A fractal is always the same shape. In other words, when you look at it, it will always look the same. It doesn’t change. But when you look into a fractal, you realize that it is never fully recognizable. Its iterations go on eternally so that you could keep looking into the shape forever (or until you died, if you’re one of those people who do that).
Similarly, a second in time seems to have a beginning and an end when you are looking at it, but if you look into it, its center is a broken ground from which sprouts an unending flowering of possibilities.
Fractal Zoom
Jung almost died from a heart attack in 1944. As he lay in his hospital bed, he had a series of drug-induced near death visions.

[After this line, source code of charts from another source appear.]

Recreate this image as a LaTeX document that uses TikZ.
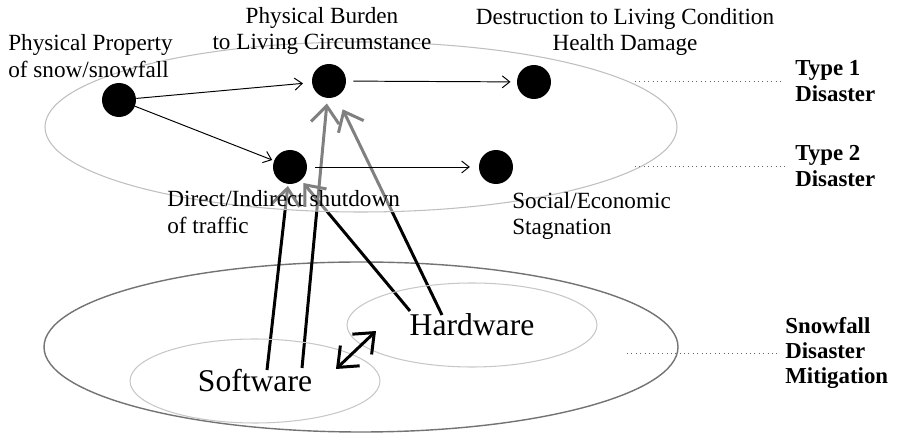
\documentclass[tikz,border=0pt]{standalone}
\usepackage{fontspec}
\setmainfont{Liberation Serif}
\usetikzlibrary{arrows.meta,shapes.geometric}
\pgfdeclarelayer{back}
\pgfdeclarelayer{veil}
\pgfsetlayers{back,veil,main}

\begin{document}
\begin{tikzpicture}[
  x=0.02cm, y=-0.02cm,
  dot/.style={circle, fill=black, minimum size=6.8mm, inner sep=0},
  lbl/.style={font=\fontsize{13.2}{15}\selectfont, align=center, inner sep=0},
  tag/.style={font=\fontsize{13}{14.5}\selectfont\bfseries, align=left, inner sep=0},
  part/.style={ellipse, draw=black!22, line width=0.6pt, minimum width=5cm, minimum height=1.68cm, font=\fontsize{18}{20}\selectfont},
  thin/.style={-{Straight Barb[length=1.5mm,width=2.4mm]}, line width=0.55pt},
  barb/.tip={Straight Barb[length=3.4mm,width=5.6mm]},
  heavy/.style={-barb, line width=1.7pt},
  leader/.style={dotted, draw=black!60, line width=0.5pt}
]
\useasboundingbox (0,0) rectangle (897,435);
\node[dot] (prop) at (119,100) {};
\node[dot] (burden) at (329,81) {};
\node[dot] (destr) at (534,82) {};
\node[dot] (shut) at (290,167) {};
\node[dot] (stag) at (496,167) {};
\node[lbl, anchor=west, align=left] (propt) at (8,56) {Physical Property\\of snow/snowfall};
\node[lbl] (burdent) at (322,31) {Physical Burden\\to Living Circumstance};
\node[lbl] (destrt) at (625,32) {Destruction to Living Condition\\Health Damage};
\node[lbl, anchor=west, align=left] (shutt) at (167,212) {Direct/Indirect shutdown\\of traffic};
\node[lbl, anchor=west, align=left] (stagt) at (512,216) {Social/Economic\\Stagnation};
\node[tag, anchor=west] (type1) at (795,81) {Type 1\\Disaster};
\node[tag, anchor=west] (type2) at (795,166) {Type 2\\Disaster};
\node[tag, anchor=west] (mitig) at (785,353) {Snowfall\\Disaster\\Mitigation};
\node[part] (soft) at (255,381) {Software};
\node[part] (hard) at (472,325) {Hardware};
\coordinate (sw1) at (267,370);
\coordinate (sw2) at (302,368);
\coordinate (hw1) at (410,311);
\coordinate (hw2) at (442,315);
\coordinate (swr) at (336,369);
\coordinate (hwl) at (376,331);
\coordinate (lead1) at (635,81);
\coordinate (lead2) at (635,166);
\coordinate (lead3) at (627,353);
\begin{pgfonlayer}{back}
\draw[draw=black!55, line width=0.8pt] (361,347) ellipse [x radius=317, y radius=85];
\draw[heavy, shorten >=1pt] (sw1) -- (shut);
\draw[heavy, shorten >=3pt] (sw2) -- (burden);
\draw[heavy, shorten >=2pt] (hw1) -- (shut);
\draw[heavy, shorten >=8pt] (hw2) -- (burden);
\end{pgfonlayer}
\begin{pgfonlayer}{veil}
\fill[white, opacity=0.5] (361,127) ellipse [x radius=316, y radius=85];
\draw[black!25, line width=0.6pt] (361,127) ellipse [x radius=316, y radius=85];
\end{pgfonlayer}
\draw[thin, shorten >=5pt] (prop) -- (burden);
\draw[thin, shorten >=1pt] (prop) -- (shut);
\draw[thin, shorten <=4pt, shorten >=3.5pt] (burden) -- (destr);
\draw[thin, shorten <=4.5pt, shorten >=5pt] (shut) -- (stag);
\draw[heavy, barb-barb] (swr) -- (hwl);
\draw[leader] (lead1) -- ([xshift=-8.5pt]type1.west |- lead1);
\draw[leader] (lead2) -- ([xshift=-4.5pt]type2.west |- lead2);
\draw[leader] (lead3) -- ([xshift=-4pt]mitig.west |- lead3);
\end{tikzpicture}
\end{document}
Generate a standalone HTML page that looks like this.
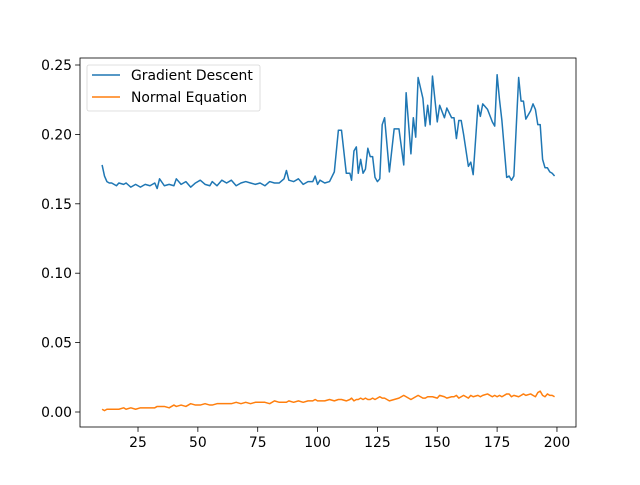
<!DOCTYPE html>
<html><head><meta charset="utf-8"><style>body{margin:0;background:#fff}svg{font-family:"DejaVu Sans","Liberation Sans",sans-serif}</style></head>
<body>
<svg id="chart" width="640" height="480">
<rect width="640" height="480" fill="#fff"/>
<g id="plot"></g>
</svg>
<script>
const xs=[10,11,12,13,14,16,17,19,20,22,24,26,28,30,32,33,34,36,38,40,41,43,45,47,49,51,53,55,56,58,60,62,64,66,68,70,72,74,76,78,80,82,84,86,87,88,90,92,94,96,98,99,100,101,103,105,107,108.7,110,112,113.5,114.2,115.2,116.2,117,118,119,120,121,122,123,124,125,126,127,128,130,132,134,136,137,139,140,141,142,144,145,146,147,148,150,151,153,154,156,157,158,159,160,161,163,164,165,167,168,169,171,173,174,175,176,177,179,180,181,182,184,185,186,187,189,190,191,192,193,194,195,196,197,198,199];
const gradientDescent=[.178,.170,.166,.165,.165,.163,.165,.164,.165,.162,.164,.162,.164,.163,.165,.161,.168,.163,.164,.163,.168,.164,.166,.162,.165,.167,.164,.163,.166,.163,.167,.165,.167,.163,.165,.166,.165,.164,.165,.163,.166,.165,.165,.168,.174,.167,.166,.168,.164,.166,.166,.170,.164,.167,.165,.166,.173,.203,.203,.172,.172,.167,.188,.191,.172,.182,.172,.175,.190,.184,.184,.169,.166,.168,.207,.212,.173,.204,.204,.178,.230,.186,.212,.198,.241,.226,.206,.221,.207,.242,.209,.221,.212,.219,.212,.212,.197,.210,.210,.200,.177,.180,.171,.221,.213,.222,.218,.209,.206,.243,.225,.210,.169,.170,.167,.170,.241,.224,.224,.211,.217,.222,.218,.207,.207,.182,.176,.176,.173,.172,.170];
const normalEquation=[.002,.001,.002,.002,.002,.002,.002,.003,.002,.003,.002,.003,.003,.003,.003,.004,.004,.004,.003,.005,.004,.005,.004,.006,.005,.005,.006,.005,.005,.006,.006,.006,.006,.007,.006,.007,.006,.007,.007,.007,.006,.008,.007,.007,.007,.008,.007,.008,.007,.008,.008,.009,.008,.008,.008,.009,.008,.009,.009,.008,.009,.010,.008,.009,.009,.010,.009,.010,.009,.009,.010,.009,.010,.011,.010,.010,.008,.009,.010,.012,.011,.009,.010,.011,.012,.010,.010,.011,.011,.011,.010,.012,.011,.010,.011,.011,.012,.010,.011,.012,.010,.012,.011,.012,.011,.012,.013,.011,.012,.011,.012,.011,.013,.013,.011,.012,.011,.012,.013,.012,.013,.012,.011,.014,.015,.012,.011,.013,.012,.012,.011];
const xTicks=[25,50,75,100,125,150,175,200];
const yTicks=[0,0.05,0.10,0.15,0.20,0.25];
const yTickLabels=["0.00","0.05","0.10","0.15","0.20","0.25"];
const L=80,R=576,T=58,B=427;
const xS=v=>102.1+(v-10)*2.394;
const yS=v=>412-v*1388;
const NS="http://www.w3.org/2000/svg";
const g=document.getElementById('plot');
function mk(t,a){const e=document.createElementNS(NS,t);for(const k in a)e.setAttribute(k,a[k]);g.appendChild(e);return e;}
xTicks.forEach(v=>{const x=xS(v);
 const t=mk('line',{x1:x,x2:x,y1:B,y2:B+4.9,stroke:'#000','stroke-width':0.8});
 
 
 const l=mk('text',{x:x,y:B+20,'text-anchor':'middle','font-size':13.9});l.textContent=v;
 
 });
yTicks.forEach((v,i)=>{const y=yS(v);
 const t=mk('line',{x1:L-4.9,x2:L,y1:y,y2:y,stroke:'#000','stroke-width':0.8});
 
 
 const l=mk('text',{x:L-8,y:y+5,'text-anchor':'end','font-size':13.9});l.textContent=yTickLabels[i];
 
 });
function series(vals,col,name){const p=mk('polyline',{points:xs.map((x,i)=>xS(x)+','+yS(vals[i])).join(' '),fill:'none',stroke:col,'stroke-width':1.5,'stroke-linejoin':'round'});
 
 }
series(gradientDescent,'#1f77b4','gradient-descent-line');
series(normalEquation,'#ff7f0e','normal-equation-line');
const fr=mk('rect',{x:L,y:T,width:R-L,height:B-T,fill:'none',stroke:'#000','stroke-width':0.8});


const lg=mk('rect',{x:87,y:65,width:173,height:46,rx:2,fill:'#fff',stroke:'#ccc','stroke-width':0.8,opacity:0.8});


[['Gradient Descent','#1f77b4',75],['Normal Equation','#ff7f0e',97]].forEach(([n,c,y])=>{
 const ln=mk('line',{x1:92,x2:120,y1:y,y2:y,stroke:c,'stroke-width':1.5});
 
 
 const t=mk('text',{x:131,y:y+5,'font-size':13.9});t.textContent=n;
 
 });
</script>
</body></html>
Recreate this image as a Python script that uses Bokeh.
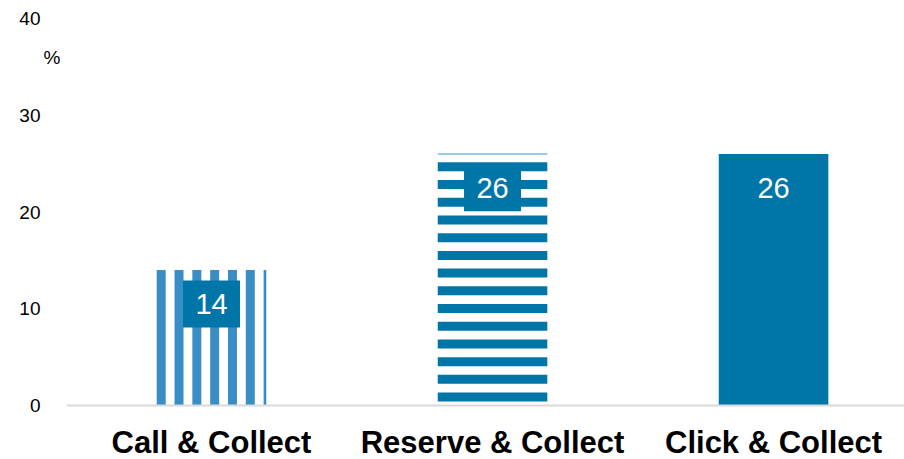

In one, while floating in space, Jung came to a giant black rock with a door, inside of which sat a Hindu in a white robe. He describes the experience in his memoir:
“As I approached the steps leading up to the entrance into the rock, a strange thing happened: I had the feeling that everything was being sloughed away; everything I aimed at or wished for or thought, the whole phantasmagoria of earthly existence, fell away or was stripped from me — an extremely painful process. Nevertheless something remained; it was as if I now carried along with me everything I had ever experienced or done, everything that had happened around me. I might also say: it was with me, and I was it.”
When Jung recovered, he says he became depressed being back in what he called the “prison” of real life. Calling to mind the plot of “The Matrix,” he wrote, “Although my belief in the world returned to me, I have never since entirely freed myself of the impression that this life is a segment of existence which is enacted in a three-dimensional boxlike universe especially set up for it.”
I think what Jung experienced was a true experience of time, where Jung himself — not a boxlike abstract concept (i.e., a minute) — is the unit.
Ingmar Bergman, “Hour Of The Wolf,” (1968)
If you view subjective experience as the measure of a moment, a minute or a second in time does not just have a length, but also a width. The width is the unlimited exploration of consciousness available during that time which, as it fractalizes outward and inward, becomes so great (eternal, actually) so as to make death feel almost non-existent.
I say almost because no matter how far the spiraling possibilities reach, there is still that black nothingness in the center of the fractal towards which every one of those possibilities reaches but never touches. Could that be death? I have to admit that I don’t know yet what’s down there in that hole.
I suppose I’ll only know when I die, if that happens.